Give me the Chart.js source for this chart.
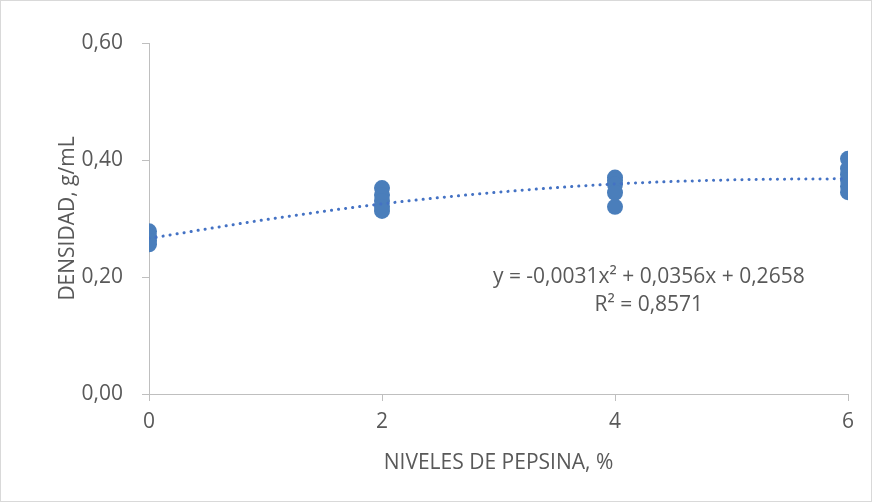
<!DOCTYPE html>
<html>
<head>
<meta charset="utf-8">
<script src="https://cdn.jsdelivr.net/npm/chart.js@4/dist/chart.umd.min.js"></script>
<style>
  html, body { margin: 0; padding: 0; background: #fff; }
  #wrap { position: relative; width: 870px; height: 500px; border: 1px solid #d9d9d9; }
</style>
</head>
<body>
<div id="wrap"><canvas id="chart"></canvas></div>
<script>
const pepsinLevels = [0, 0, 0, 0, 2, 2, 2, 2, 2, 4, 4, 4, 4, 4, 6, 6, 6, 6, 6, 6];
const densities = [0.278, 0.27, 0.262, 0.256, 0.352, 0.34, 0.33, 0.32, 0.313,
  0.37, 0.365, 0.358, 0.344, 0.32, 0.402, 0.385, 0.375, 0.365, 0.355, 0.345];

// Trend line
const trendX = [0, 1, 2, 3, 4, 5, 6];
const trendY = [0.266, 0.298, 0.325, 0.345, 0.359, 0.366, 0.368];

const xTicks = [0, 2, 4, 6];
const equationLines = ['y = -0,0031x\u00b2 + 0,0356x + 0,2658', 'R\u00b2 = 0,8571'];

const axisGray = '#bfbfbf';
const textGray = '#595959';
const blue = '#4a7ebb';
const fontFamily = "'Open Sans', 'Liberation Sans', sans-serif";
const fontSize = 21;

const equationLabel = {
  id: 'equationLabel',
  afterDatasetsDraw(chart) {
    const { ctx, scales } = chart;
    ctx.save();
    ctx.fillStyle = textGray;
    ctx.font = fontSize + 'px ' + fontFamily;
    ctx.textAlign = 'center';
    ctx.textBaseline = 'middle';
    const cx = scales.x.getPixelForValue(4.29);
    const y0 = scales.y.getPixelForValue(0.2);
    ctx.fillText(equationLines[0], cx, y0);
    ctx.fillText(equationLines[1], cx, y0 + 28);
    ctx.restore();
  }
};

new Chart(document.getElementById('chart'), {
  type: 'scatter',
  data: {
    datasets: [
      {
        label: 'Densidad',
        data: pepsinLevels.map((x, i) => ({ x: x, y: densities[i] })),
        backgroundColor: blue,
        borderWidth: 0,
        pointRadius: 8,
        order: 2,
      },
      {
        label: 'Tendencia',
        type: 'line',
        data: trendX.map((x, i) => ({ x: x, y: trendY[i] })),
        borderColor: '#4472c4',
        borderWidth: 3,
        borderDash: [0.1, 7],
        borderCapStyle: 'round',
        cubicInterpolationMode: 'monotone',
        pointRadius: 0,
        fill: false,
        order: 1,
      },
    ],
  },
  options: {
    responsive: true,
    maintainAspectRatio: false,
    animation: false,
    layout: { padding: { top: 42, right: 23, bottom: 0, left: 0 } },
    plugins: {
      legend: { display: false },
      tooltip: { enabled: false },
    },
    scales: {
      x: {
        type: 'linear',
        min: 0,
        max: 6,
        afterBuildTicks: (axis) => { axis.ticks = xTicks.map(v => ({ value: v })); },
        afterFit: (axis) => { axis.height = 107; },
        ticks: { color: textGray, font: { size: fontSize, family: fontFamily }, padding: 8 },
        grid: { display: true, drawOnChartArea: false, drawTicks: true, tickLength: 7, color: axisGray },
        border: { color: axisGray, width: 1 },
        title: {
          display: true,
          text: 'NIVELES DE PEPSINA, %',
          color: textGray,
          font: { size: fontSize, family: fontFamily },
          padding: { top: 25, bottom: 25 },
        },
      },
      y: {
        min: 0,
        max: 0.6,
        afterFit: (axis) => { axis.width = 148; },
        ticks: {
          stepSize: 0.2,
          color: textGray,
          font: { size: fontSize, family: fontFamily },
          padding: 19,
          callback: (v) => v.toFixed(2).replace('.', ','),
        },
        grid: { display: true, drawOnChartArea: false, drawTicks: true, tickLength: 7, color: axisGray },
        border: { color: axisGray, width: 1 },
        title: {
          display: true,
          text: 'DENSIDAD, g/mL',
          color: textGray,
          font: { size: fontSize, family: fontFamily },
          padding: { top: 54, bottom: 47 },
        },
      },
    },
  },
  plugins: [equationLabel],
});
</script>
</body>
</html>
══════════════════════════════
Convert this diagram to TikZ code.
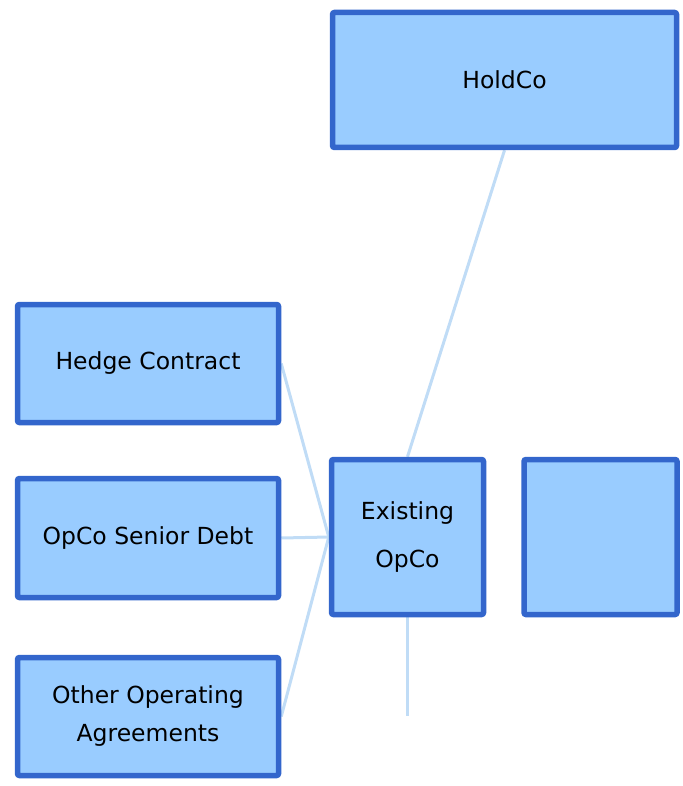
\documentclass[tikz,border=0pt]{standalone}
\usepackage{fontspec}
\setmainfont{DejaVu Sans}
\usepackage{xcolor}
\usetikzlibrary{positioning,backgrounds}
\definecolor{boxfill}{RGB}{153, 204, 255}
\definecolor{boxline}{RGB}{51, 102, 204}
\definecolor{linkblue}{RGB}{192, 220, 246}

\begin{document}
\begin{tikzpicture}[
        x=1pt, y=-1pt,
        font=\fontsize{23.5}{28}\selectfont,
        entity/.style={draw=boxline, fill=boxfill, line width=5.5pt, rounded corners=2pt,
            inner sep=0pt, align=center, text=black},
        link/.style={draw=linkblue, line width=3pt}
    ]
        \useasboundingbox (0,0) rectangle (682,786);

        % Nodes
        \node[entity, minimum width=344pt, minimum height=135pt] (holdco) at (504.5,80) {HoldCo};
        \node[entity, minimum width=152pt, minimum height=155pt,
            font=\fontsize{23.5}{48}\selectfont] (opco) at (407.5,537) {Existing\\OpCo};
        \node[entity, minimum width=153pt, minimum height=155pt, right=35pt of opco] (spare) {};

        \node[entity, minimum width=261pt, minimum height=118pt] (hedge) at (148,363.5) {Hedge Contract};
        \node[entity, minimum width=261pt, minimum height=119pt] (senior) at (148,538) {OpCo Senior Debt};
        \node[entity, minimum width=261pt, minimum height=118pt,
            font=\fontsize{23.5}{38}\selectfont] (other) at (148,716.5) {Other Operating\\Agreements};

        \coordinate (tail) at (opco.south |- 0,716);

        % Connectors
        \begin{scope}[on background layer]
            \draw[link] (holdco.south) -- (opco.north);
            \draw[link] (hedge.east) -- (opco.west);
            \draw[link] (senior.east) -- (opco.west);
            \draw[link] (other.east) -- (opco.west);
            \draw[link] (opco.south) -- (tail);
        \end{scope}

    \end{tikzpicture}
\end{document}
══════════════════════════════
[SET TASK]:
Pictures stay out: repeat exactly only the lines from the one with "Convert this diagram to TikZ code." through the one with "(opco.south |- 0,716);".

[TASK OUTPUT]:
Convert this diagram to TikZ code.
\documentclass[tikz,border=0pt]{standalone}
\usepackage{fontspec}
\setmainfont{DejaVu Sans}
\usepackage{xcolor}
\usetikzlibrary{positioning,backgrounds}
\definecolor{boxfill}{RGB}{153, 204, 255}
\definecolor{boxline}{RGB}{51, 102, 204}
\definecolor{linkblue}{RGB}{192, 220, 246}

\begin{document}
\begin{tikzpicture}[
        x=1pt, y=-1pt,
        font=\fontsize{23.5}{28}\selectfont,
        entity/.style={draw=boxline, fill=boxfill, line width=5.5pt, rounded corners=2pt,
            inner sep=0pt, align=center, text=black},
        link/.style={draw=linkblue, line width=3pt}
    ]
        \useasboundingbox (0,0) rectangle (682,786);

        % Nodes
        \node[entity, minimum width=344pt, minimum height=135pt] (holdco) at (504.5,80) {HoldCo};
        \node[entity, minimum width=152pt, minimum height=155pt,
            font=\fontsize{23.5}{48}\selectfont] (opco) at (407.5,537) {Existing\\OpCo};
        \node[entity, minimum width=153pt, minimum height=155pt, right=35pt of opco] (spare) {};

        \node[entity, minimum width=261pt, minimum height=118pt] (hedge) at (148,363.5) {Hedge Contract};
        \node[entity, minimum width=261pt, minimum height=119pt] (senior) at (148,538) {OpCo Senior Debt};
        \node[entity, minimum width=261pt, minimum height=118pt,
            font=\fontsize{23.5}{38}\selectfont] (other) at (148,716.5) {Other Operating\\Agreements};

        \coordinate (tail) at (opco.south |- 0,716);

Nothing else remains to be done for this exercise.